Jonathan Silk, Garlanding as Sexual Invitation: Indian Buddhist Evidence, Indo-Iranian Journal, vol. 50 (2007), pp. 5-10. Perhaps you can get a PDF of it for free download if you belong to a subscribing institution... Here is the opening line for a teaser: “In Ancient India, the act of garlanding may indicate a sexual invitation, especially if the offering is from a woman to a man...”
Here’s the Rati-lila book by Tucci, as listed in WorldCat, if you want to check and make sure if your library will let you check it out or not. You can read it in German, French and Italian (not to mention Croatian). I doubt you’ll be looking at the words all that much, I really do.
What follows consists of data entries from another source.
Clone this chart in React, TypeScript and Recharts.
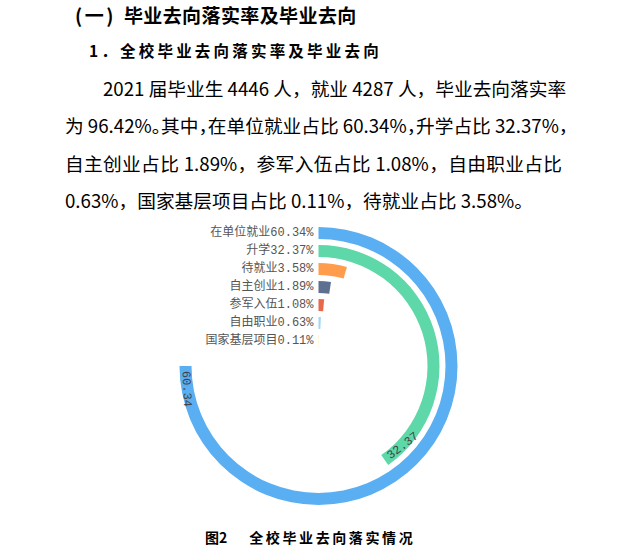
import { RadialBarChart, RadialBar, PolarAngleAxis, PolarRadiusAxis, Cell, LabelList } from 'recharts';

// 毕业去向（由外向内）
const categories = ['在单位就业', '升学', '待就业', '自主创业', '参军入伍', '自由职业', '国家基层项目'];
const shares = [60.34, 32.37, 3.58, 1.89, 1.08, 0.63, 0.11];
const colors = ['#5aaef2', '#5ed8a8', '#ff9d4d', '#5d7092', '#e8684a', '#9fd8f5', '#f6d56a'];
// 最大项占 3/4 圆
const angleMax = 80.45;

const paraLines = [
  '2021 届毕业生 4446 人，就业 4287 人，毕业去向落实率',
  '为 96.42%。其中，在单位就业占比 60.34%，升学占比 32.37%，',
  '自主创业占比  1.89%，参军入伍占比  1.08%，自由职业占比',
  '0.63%，国家基层项目占比 0.11%，待就业占比 3.58%。',
];

// 半径轴按数据顺序从内到外排列，所以这里倒过来
const chartData = categories
  .map((name, i) => ({ name, value: shares[i], fill: colors[i] }))
  .reverse();

const labelFont = "'Liberation Mono', 'Noto Sans CJK SC'";

function CategoryTick(props: any) {
  const { x, y, payload } = props;
  const i = categories.indexOf(payload.value);
  return (
    <text x={x - 5} y={y} textAnchor="end" dominantBaseline="central" fontSize={12} fill="#555" fontFamily={labelFont}>
      {payload.value}{shares[i]}%
    </text>
  );
}

function ArcValueLabel(props: any) {
  const { viewBox, value } = props;
  if (!viewBox || value < 10) return null;
  const { cx, cy, innerRadius, outerRadius, endAngle } = viewBox;
  const r = (innerRadius + outerRadius) / 2;
  // 顺时针从 12 点钟量起的角度
  const phi = 90 - endAngle - (5 / r) * (180 / Math.PI);
  const rad = (phi * Math.PI) / 180;
  const x = cx + r * Math.sin(rad);
  const y = cy - r * Math.cos(rad);
  return (
    <text
      x={x}
      y={y}
      textAnchor="start"
      dominantBaseline="central"
      fontSize={12}
      fill="#444"
      fontFamily={labelFont}
      transform={`rotate(${phi - 180} ${x} ${y})`}
    >
      {value}
    </text>
  );
}

const lineStyle = (top: number, left: number, width?: number): React.CSSProperties => ({
  position: 'absolute',
  top,
  left,
  width,
  height: 26,
  lineHeight: '26px',
  whiteSpace: 'nowrap',
  textAlign: width ? 'justify' : 'left',
  textAlignLast: width ? 'justify' : 'auto',
});

export default function App() {
  return (
    <div
      style={{
        position: 'absolute',
        left: 0,
        top: 0,
        width: 644,
        height: 552,
        background: '#fff',
        color: '#000',
        fontFamily: "'Noto Sans CJK SC', sans-serif",
        overflow: 'hidden',
      }}
    >
      <div style={{ position: 'absolute', top: 2, left: 75, fontSize: 19, fontWeight: 700, lineHeight: '26px', whiteSpace: 'nowrap' }}>
        <span style={{ letterSpacing: 2.5 }}>(一)</span>
        <span style={{ display: 'inline-block', width: 8 }} />
        <span style={{ letterSpacing: 0.4 }}>毕业去向落实率及毕业去向</span>
      </div>
      <div style={{ position: 'absolute', top: 37, left: 89, fontSize: 15.5, fontWeight: 700, lineHeight: '26px', letterSpacing: 3.2 }}>
        1．全校毕业去向落实率及毕业去向
      </div>

      <div style={{ fontSize: 18.7 }}>
        <div style={lineStyle(75, 103, 459)}>{paraLines[0]}</div>
        <div style={{ ...lineStyle(112, 65, 497), fontFeatureSettings: '"halt"' }}>{paraLines[1]}</div>
        <div style={lineStyle(150, 65, 497)}>{paraLines[2]}</div>
        <div style={lineStyle(187, 65)}>{paraLines[3]}</div>
      </div>

      <div style={{ position: 'absolute', top: 200, left: 0 }}>
        <RadialBarChart
          width={644}
          height={320}
          cx={318.5}
          cy={166}
          innerRadius={16}
          outerRadius={142}
          startAngle={90}
          endAngle={-270}
          barSize={12}
          data={chartData}
          margin={{ top: 0, right: 0, bottom: 0, left: 0 }}
        >
          <PolarAngleAxis type="number" domain={[0, angleMax]} tick={false} axisLine={false} />
          <PolarRadiusAxis
            type="category"
            dataKey="name"
            angle={90}
            axisLine={false}
            tickLine={false}
            tick={<CategoryTick />}
          />
          <RadialBar dataKey="value" isAnimationActive={false}>
            {chartData.map((d) => (
              <Cell key={d.name} fill={d.fill} />
            ))}
            <LabelList dataKey="value" content={<ArcValueLabel />} />
          </RadialBar>
        </RadialBarChart>
      </div>

      <div
        style={{
          position: 'absolute',
          top: 525,
          left: 205,
          fontSize: 14,
          fontWeight: 700,
          lineHeight: '24px',
          whiteSpace: 'nowrap',
        }}
      >
        图2<span style={{ display: 'inline-block', width: 22 }} />
        <span style={{ letterSpacing: 2.6 }}>全校毕业去向落实情况</span>
      </div>
    </div>
  );
}
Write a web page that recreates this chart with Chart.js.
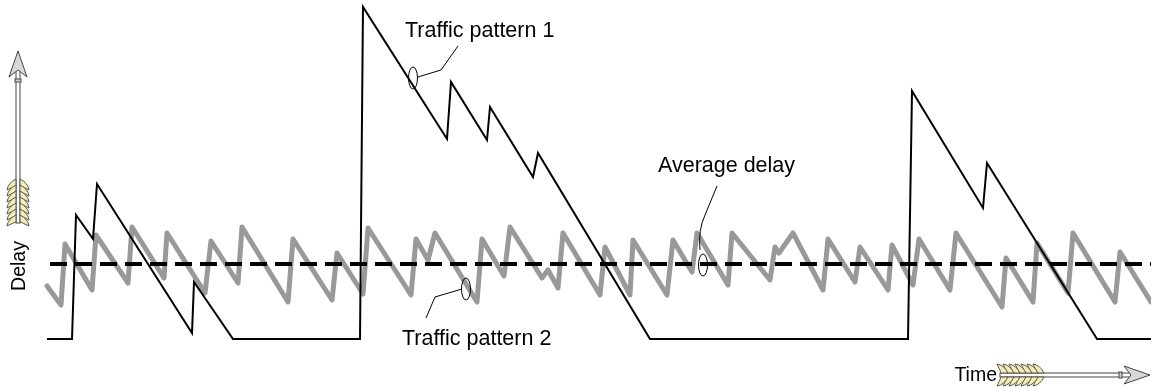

° || ° || ° || ° || ° || °
Note on the names of the cities: Tibetans call Lalitpur (or Patan) by the name Ye-rang, which must connect somehow to the Newar name for the place, which is Yala. Kathmandu Tibetans know as Yam-bu, while Newars call it Yen. Some say Kho-bom is a name for Kathmandu, but I think there has been some confusion with Kho-bom/Kho-khom, which is definitely a Tibetan name for Bhaktapur (or Bhatgaon, the third historically royal city of the Nepal Valley). Newars know Bhaktapur as Khwopa. Tibetans have Bal-yul as their name for Nepal. I'm not sure what the explanation for this ought to be, but I imagine that the Tibetan Bal was drawn from the pal in Nepal (?).